Secchan: You’re such an unlucky person. (laughs)
Kyary: We used to go to cram school together when we were junior high. We went to the English and math classes. The teacher there had a habit of saying, (imitating their voice) “I dunno what this is for.” (laughs) It was so funny. Secchan’s grades were good because she always gone to cram school, so my parents put me into [cram school] hoping that I’d get smarter too. But I [didn’t take it seriously and] went there viewing it as ‘play’. I had bad grades. When I was with Secchan, who’s smart, people viewed me as being smart too, but [my grades] were really awful.
Secchan: Were they really that bad? And aren’t you the kind of person who can do it, but doesn’t? Oh, but there was that one time when you had, like, a grade slump. I remember you started crying in math class.
Kyary: I did? No way!! I don’t remember that!

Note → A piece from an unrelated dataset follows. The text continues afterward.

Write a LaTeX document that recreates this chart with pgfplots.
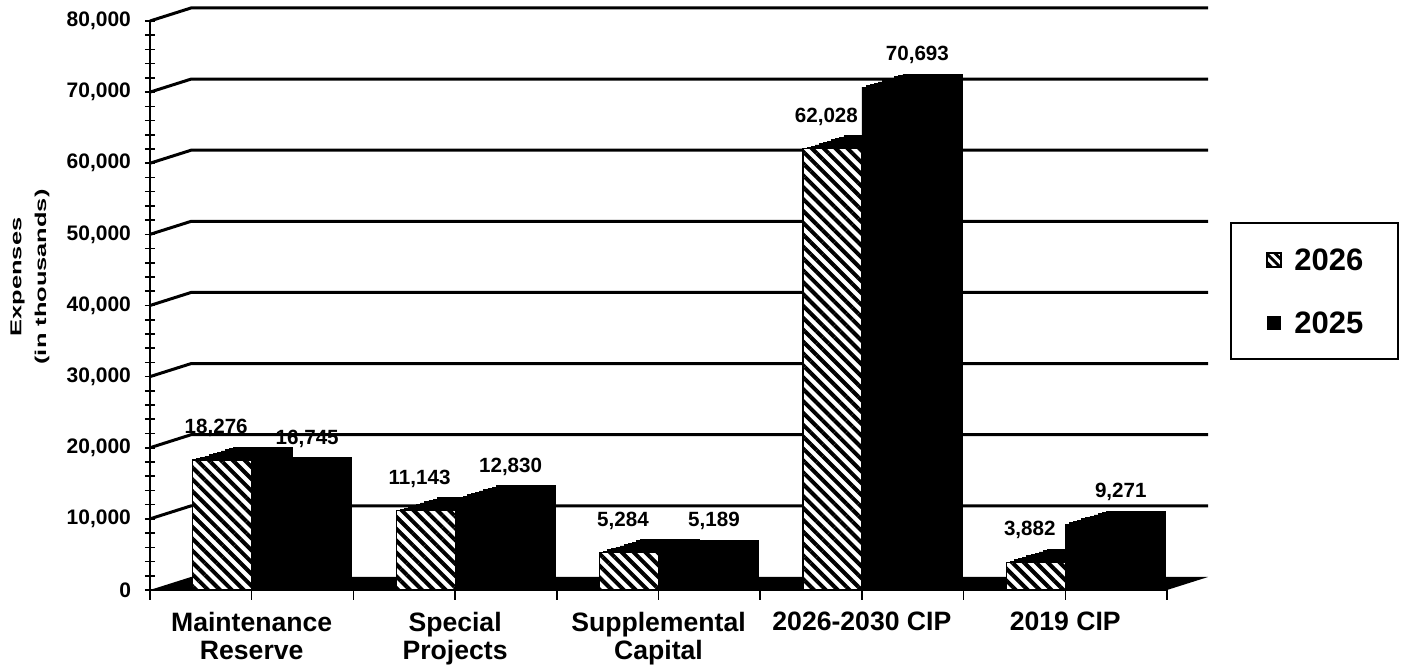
\documentclass[border=0pt]{standalone}
\usepackage{fontspec}
\setmainfont{Liberation Sans}
\usepackage{pgfplots}
\pgfplotsset{compat=1.18}
\usepackage{pgfplotstable}
\usetikzlibrary{patterns.meta}

\pgfplotstableread{
x a b
0 18276 16745
1 11143 12830
2 5284 5189
3 62028 70693
4 3882 9271
}\data

\pgfplotsset{
  /pgf/number format/assume math mode=true,
  /pgf/number format/1000 sep={,},
  hb/.style={ybar, forget plot, fill=black, draw=black, bar width=29.5pt},
}

\begin{document}
\begin{tikzpicture}
\useasboundingbox (-75pt,-38.5pt) rectangle (626.5pt,295pt);
\begin{axis}[at={(0,0)}, anchor=south west, scale only axis,
  width=508.5pt, height=284.5pt, xmin=-0.5, xmax=4.5, ymin=0, ymax=80000,
  clip=false,
  axis x line*=bottom, axis y line*=left,
  axis line style={line width=1pt,-},
  ytick={0,10000,20000,30000,40000,50000,60000,70000,80000}, minor y tick num=4, scaled y ticks=false,
  xtick={0,1,2,3,4}, minor xtick={-0.5,0.5,1.5,2.5,3.5,4.5},
  xticklabels={Maintenance\\Reserve, Special\\Projects, Supplemental\\Capital, 2026-2030 CIP, 2019 CIP},
  xticklabel style={align=center, font=\fontsize{13.3}{14}\selectfont\bfseries, yshift=-5pt},
  yticklabel style={font=\fontsize{10.5}{12}\selectfont\bfseries, xshift=-3.5pt},
  tick align=center, major tick length=5pt, minor tick length=5pt,
  tick style={line width=0.8pt, black},
  x tick style={yshift=-2.5pt},
]
% back wall grid lines and side connectors
\pgfplotsinvokeforeach{10,20,30,40,50,60,70,80}{
  \draw[line width=1.5pt] (axis cs:-0.5,#1000) -- ++(20.5pt,6.5pt) -- ([xshift=20.5pt,yshift=6.5pt]axis cs:4.5,#1000);}
% floor
\fill[black] (axis cs:-0.5,0) -- (axis cs:4.5,0) -- ([xshift=20.5pt,yshift=6.5pt]axis cs:4.5,0) -- ([xshift=20.5pt,yshift=6.5pt]axis cs:-0.5,0) -- cycle;
% 2026 depth
\addplot[hb, bar shift=5.75pt, yshift=6.5pt] table[x=x,y=a]{\data};
\addplot[hb, bar shift=3.7pt, yshift=5.85pt] table[x=x,y=a]{\data};
\addplot[hb, bar shift=1.65pt, yshift=5.2pt] table[x=x,y=a]{\data};
\addplot[hb, bar shift=-0.4pt, yshift=4.55pt] table[x=x,y=a]{\data};
\addplot[hb, bar shift=-2.45pt, yshift=3.9pt] table[x=x,y=a]{\data};
\addplot[hb, bar shift=-4.5pt, yshift=3.25pt] table[x=x,y=a]{\data};
\addplot[hb, bar shift=-6.55pt, yshift=2.6pt] table[x=x,y=a]{\data};
\addplot[hb, bar shift=-8.6pt, yshift=1.95pt] table[x=x,y=a]{\data};
\addplot[hb, bar shift=-10.65pt, yshift=1.3pt] table[x=x,y=a]{\data};
\addplot[hb, bar shift=-12.7pt, yshift=0.65pt] table[x=x,y=a]{\data};
% 2026 front
\addplot[ybar, bar width=29.5pt, bar shift=-14.75pt, draw=black, line width=0.6pt, fill=white,
  postaction={pattern={Lines[angle=-45,distance=4.2pt,line width=2pt]}, pattern color=black}]
  table[x=x,y=a]{\data};
% 2025 depth
\addplot[hb, bar shift=35.25pt, yshift=6.5pt] table[x=x,y=b]{\data};
\addplot[hb, bar shift=33.2pt, yshift=5.85pt] table[x=x,y=b]{\data};
\addplot[hb, bar shift=31.15pt, yshift=5.2pt] table[x=x,y=b]{\data};
\addplot[hb, bar shift=29.1pt, yshift=4.55pt] table[x=x,y=b]{\data};
\addplot[hb, bar shift=27.05pt, yshift=3.9pt] table[x=x,y=b]{\data};
\addplot[hb, bar shift=25pt, yshift=3.25pt] table[x=x,y=b]{\data};
\addplot[hb, bar shift=22.95pt, yshift=2.6pt] table[x=x,y=b]{\data};
\addplot[hb, bar shift=20.9pt, yshift=1.95pt] table[x=x,y=b]{\data};
\addplot[hb, bar shift=18.85pt, yshift=1.3pt] table[x=x,y=b]{\data};
\addplot[hb, bar shift=16.8pt, yshift=0.65pt] table[x=x,y=b]{\data};
% 2025 front
\addplot[hb, bar shift=14.75pt] table[x=x,y=b]{\data};
% labels
\addplot[ybar, forget plot, bar width=29.5pt, bar shift=-14.75pt, draw=none, fill=none,
  nodes near coords, nodes near coords style={font=\fontsize{10.3}{12}\selectfont\bfseries, text=black, anchor=center, yshift=16pt, xshift=-17.75pt}]
  table[x=x,y=a]{\data};
\addplot[ybar, forget plot, bar width=29.5pt, bar shift=14.75pt, draw=none, fill=none,
  nodes near coords, nodes near coords style={font=\fontsize{10.3}{12}\selectfont\bfseries, text=black, anchor=center, yshift=16pt, xshift=27.75pt}]
  table[x=x,y=b]{\data};
\end{axis}
% y label
\node[rotate=90, yscale=0.62, align=center, font=\fontsize{12.7}{20}\selectfont\bfseries] at (-60pt,156.5pt) {Expenses\\(in thousands)};
% legend
\draw[line width=0.6pt] (540.5pt,115.5pt) rectangle (624pt,183.5pt);
\draw[line width=0.8pt, fill=white, postaction={pattern={Lines[angle=-45,distance=3pt,line width=1.4pt]}, pattern color=black}] (558.5pt,161.5pt) rectangle (565.5pt,168.5pt);
\fill[black] (558.5pt,130pt) rectangle (565.5pt,137pt);
\node[anchor=west, inner sep=0pt, font=\fontsize{15.5}{18}\selectfont\bfseries] at (572pt,165pt) {2026};
\node[anchor=west, inner sep=0pt, font=\fontsize{15.5}{18}\selectfont\bfseries] at (572pt,133.5pt) {2025};
\end{tikzpicture}
\end{document}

Secchan: It was the teacher’s fault. He said, “Answer with something.” And then you looked down and went, “Nnn…”, and maybe you cried. I thought it was really frustrating. I couldn’t do it either, so I knew exactly how you felt.
Kyary: The one thing I really remember about at cram school was the self-study room. We used to whisper to each other while eating sweets, even though both food and talking were banned. There were times that I said “I’m going to cram school” and went there to hang out with you, and other times when we played ding-dong ditch on the way home. Every time, the instant we decided [to do it], we’d ring the doorbell - ding dong, ding dong! One rainy day I was sharing my bicycle seat with Secchan, and when I rang the doorbell, my shoe fell off in front of the house.
Secchan: It was in front of the house of this scary man, who was an acquaintance of one of my friends. He was terrible. He looked at us with eyes that said, “You’re the culprits who rang the doorbell, aren’t you.”
Kyary: I casually walked over making a face like I was just a passerby and picked up my shoe. With my bare foot. We were pretty bad at ding-dong ditch.
Secchan: We used to do such bad things, but not noticeably so. We were essentially good kids.
Kyary: Yup. We were pretty normal.
* Noshiumeya-san Tarou is a sweet and sour plum-flavored snack.
Any words in [brackets] are words that I added/changed for clarity, or are implied by the text but not explicitly said.